Chaos Engineering: When to Start, What to Break First, and Where to Stop
Chaos engineering gets pitched as a Netflix-scale luxury. It isn't. Here is the version that works for a 20-person team.
Signs you're ready
You are ready for chaos engineering when three things are true:
- You have SLOs and an error-budget policy.
- Your runbooks exist and are at least semi-trusted.
- You can measure the blast radius of an experiment in under a minute.
If any of these is missing, fix that first. Chaos is about building confidence in known-unknowns; it's useless when the system's baseline behaviour is already murky.
Your first experiment
Start with the easiest, least-risky failure mode your system should tolerate: kill a pod. Do it in staging first. Then do it in prod, during business hours, with the team watching dashboards.
The point isn't to break something impressive. The point is to learn whether your monitoring even sees the failure, how long Kubernetes takes to reschedule, and whether your latency SLO stays green.
Three stages of escalation
- Single-instance failures: kill one pod, restart one VM, drop one connection pool slot. Low blast radius, high learning.
- Dependency failures: inject latency into your cache, time out calls to an internal service, return 500s from a non-critical dep. Tests circuit breakers, retries, fallback paths.
- Partition failures: sever network routes between zones, drop packets on a subset of traffic, fail an availability zone. High-signal, higher blast radius; run these quarterly.
Don't skip stages. Most teams that jump straight to AZ-failover find out the hard way that stage-1 issues were hidden under the stage-3 noise.
When to stop or pause
Two hard rules, one soft one:
- Hard: halt immediately if the SLO burn rate crosses the fast-burn threshold.
- Hard: halt immediately on any user-visible errors, before investigating.
- Soft: don't run chaos experiments on Fridays. Real life will pile up over the weekend.
What the steady state looks like
Once the practice is established, run one stage-1 experiment per week, one stage-2 per month, one stage-3 per quarter. Write a short postmortem for each, whether anything broke or not, “we learned nothing” is a meaningful result.

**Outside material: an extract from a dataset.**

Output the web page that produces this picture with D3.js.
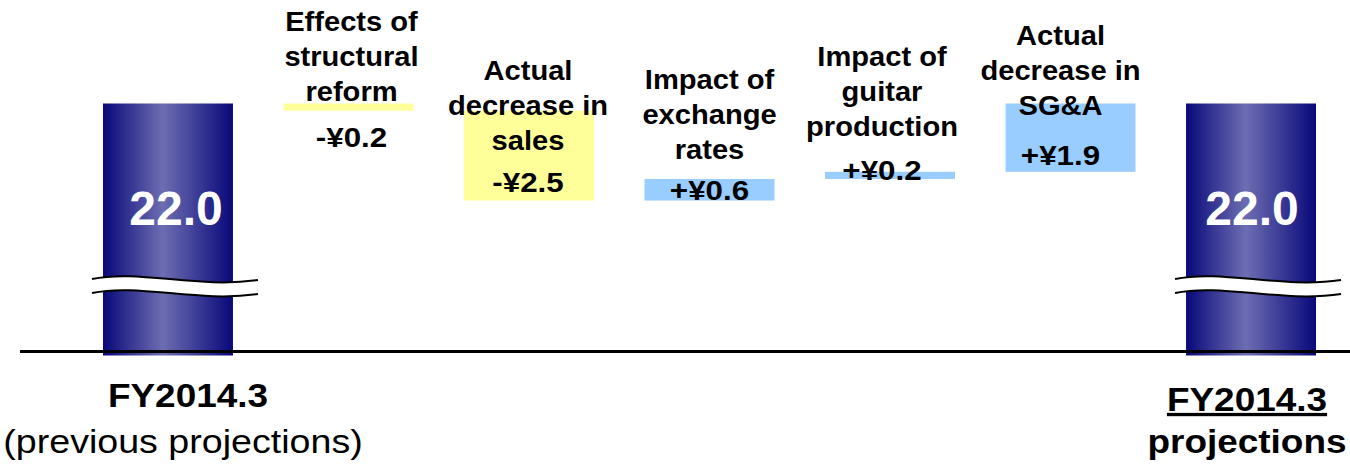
<!DOCTYPE html>
<html>
<head>
<meta charset="utf-8">
<script src="https://cdn.jsdelivr.net/npm/d3@7"></script>
<style>
  html, body { margin: 0; padding: 0; background: #ffffff; }
  svg { display: block; }
  text { font-family: "Liberation Sans", Arial, sans-serif; }
</style>
</head>
<body>
<svg id="chart" width="1350" height="464"></svg>
<script>
// ---- data (¥ billion) ----
const categories = ["FY2014.3 prev", "reform", "sales", "fx", "guitar", "sga", "FY2014.3"];
const startValue = 22.0;
const endValue = 22.0;
const deltas = [-0.2, -2.5, 0.6, 0.2, 1.9];
const stepLabels = [
  ["Effects of", "structural", "reform"],
  ["Actual", "decrease in", "sales"],
  ["Impact of", "exchange", "rates"],
  ["Impact of", "guitar", "production"],
  ["Actual", "decrease in", "SG&A"]
];
const totalTitles = ["FY2014.3", "FY2014.3"];
const totalSubtitles = ["(previous projections)", "projections"];

// ---- layout ----
const W = 1350;
const baselineY = 351.5;
const axisFloor = 15.1;          // value at the baseline; the axis is broken below it
const lineGap = 35;
const stepTitleY = [31, 80, 89, 66, 45];
const stepValueY = [147, 192, 200, 180, 165];
const stepDx = [3, -1, 0, -8, -10];
const totalValueDx = [8, 1];
const totalTitleX = [188, 1247];
const totalSubX = [183, 1247];
const subScale = [1.14, 1.12];
const breakY = 277;

const svg = d3.select("#chart");

const x = d3.scaleBand()
  .domain(categories)
  .range([103, 1316])
  .paddingInner(0.28)
  .paddingOuter(0);

const y = d3.scaleLinear()
  .domain([axisFloor, startValue])
  .range([baselineY, 103.5]);

// waterfall steps
let running = startValue;
const steps = deltas.map((d, i) => {
  const from = running;
  running += d;
  return { key: categories[i + 1], delta: d, from, to: running, i };
});

// gradient for the total bars
const defs = svg.append("defs");
const grad = defs.append("linearGradient")
  .attr("id", "barGrad")
  .attr("x1", "0%").attr("x2", "100%").attr("y1", "0%").attr("y2", "0%");
grad.append("stop").attr("offset", "0%").attr("stop-color", "#08087a");
grad.append("stop").attr("offset", "46%").attr("stop-color", "#6d6db2");
grad.append("stop").attr("offset", "100%").attr("stop-color", "#08087a");

// total bars
const totals = [
  { key: categories[0], value: startValue, idx: 0 },
  { key: categories[categories.length - 1], value: endValue, idx: 1 }
];

svg.selectAll("rect.total")
  .data(totals)
  .join("rect")
  .attr("class", "total")
  .attr("x", d => x(d.key))
  .attr("y", d => y(d.value))
  .attr("width", x.bandwidth())
  .attr("height", d => y(axisFloor) - y(d.value) + 4)
  .attr("fill", "url(#barGrad)");

// step boxes
svg.selectAll("rect.step")
  .data(steps)
  .join("rect")
  .attr("class", "step")
  .attr("x", d => x(d.key))
  .attr("y", d => y(Math.max(d.from, d.to)))
  .attr("width", x.bandwidth())
  .attr("height", d => Math.abs(y(d.from) - y(d.to)))
  .attr("fill", d => d.delta < 0 ? "#ffff99" : "#99ccff");

// axis break marks across the total bars
totals.forEach(d => {
  const cx = x(d.key) + x.bandwidth() / 2;
  const x0 = cx - 76, x1 = cx + 90;
  const curve = (yy) => `M${x0},${yy + 2} C${x0 + 47},${yy - 8} ${x1 - 60},${yy + 12} ${x1},${yy + 3}`;
  const back = (yy) => `C${x1 - 60},${yy + 12} ${x0 + 47},${yy - 8} ${x0},${yy + 2}`;
  const gap = 14;
  svg.append("path")
    .attr("d", `${curve(breakY)} L${x1},${breakY + gap + 3} ${back(breakY + gap)} Z`)
    .attr("fill", "#ffffff");
  [breakY, breakY + gap].forEach(yy => {
    svg.append("path")
      .attr("d", curve(yy))
      .attr("fill", "none")
      .attr("stroke", "#000")
      .attr("stroke-width", 2);
  });
});

// baseline
svg.append("line")
  .attr("x1", 20).attr("x2", W)
  .attr("y1", baselineY).attr("y2", baselineY)
  .attr("stroke", "#000")
  .attr("stroke-width", 3);

// values inside the total bars
svg.selectAll("text.totalValue")
  .data(totals)
  .join("text")
  .attr("class", "totalValue")
  .attr("x", d => x(d.key) + x.bandwidth() / 2 + totalValueDx[d.idx])
  .attr("y", 225)
  .attr("text-anchor", "middle")
  .attr("font-size", 48)
  .attr("font-weight", "bold")
  .attr("fill", "#ffffff")
  .text(d => d3.format(".1f")(d.value));

// step titles and values
const fmtDelta = d => (d < 0 ? "-" : "+") + "¥" + d3.format(".1f")(Math.abs(d));

steps.forEach(s => {
  const cx = x(s.key) + x.bandwidth() / 2 + stepDx[s.i];
  const g = svg.append("g");
  stepLabels[s.i].forEach((line, j) => {
    g.append("text")
      .attr("transform", `translate(${cx},${stepTitleY[s.i] + j * lineGap}) scale(1.04,1)`)
      .attr("text-anchor", "middle")
      .attr("font-size", 28)
      .attr("font-weight", "bold")
      .attr("fill", "#000")
      .text(line);
  });
  g.append("text")
    .attr("transform", `translate(${cx},${stepValueY[s.i]}) scale(1.12,1)`)
    .attr("text-anchor", "middle")
    .attr("font-size", 28)
    .attr("font-weight", "bold")
    .attr("fill", "#000")
    .text(fmtDelta(s.delta));
});

// category labels under the totals
totals.forEach(d => {
  svg.append("text")
    .attr("transform", `translate(${totalTitleX[d.idx]},${d.idx === 0 ? 407 : 411}) scale(1.12,1)`)
    .attr("text-anchor", "middle")
    .attr("font-size", 33)
    .attr("font-weight", "bold")
    .attr("text-decoration", d.idx === 1 ? "underline" : null)
    .attr("fill", "#000")
    .text(totalTitles[d.idx]);
  svg.append("text")
    .attr("transform", `translate(${totalSubX[d.idx]},453) scale(${subScale[d.idx]},1)`)
    .attr("text-anchor", "middle")
    .attr("font-size", 33)
    .attr("font-weight", d.idx === 1 ? "bold" : "normal")
    .attr("fill", "#000")
    .text(totalSubtitles[d.idx]);
});
</script>
</body>
</html>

The goal is to make chaos experiments so routine they stop feeling like experiments. That's when you know the organisation has internalised the idea.
The goal is to make chaos experiments so routine they stop feeling like experiments.
A first-month plan
Week one: write the hypothesis. 'When we kill this pod, latency stays within the SLO and the dashboard shows the failure within 60 seconds.' No action yet.
Week two: run it in staging. Confirm the hypothesis or fail it and fix the gap. Publish a short note either way.
Week three: run the same experiment in production, business hours, with the team watching. Publish the results. That cadence, sustained for three months, will teach the team more about the system than a year of reading design docs.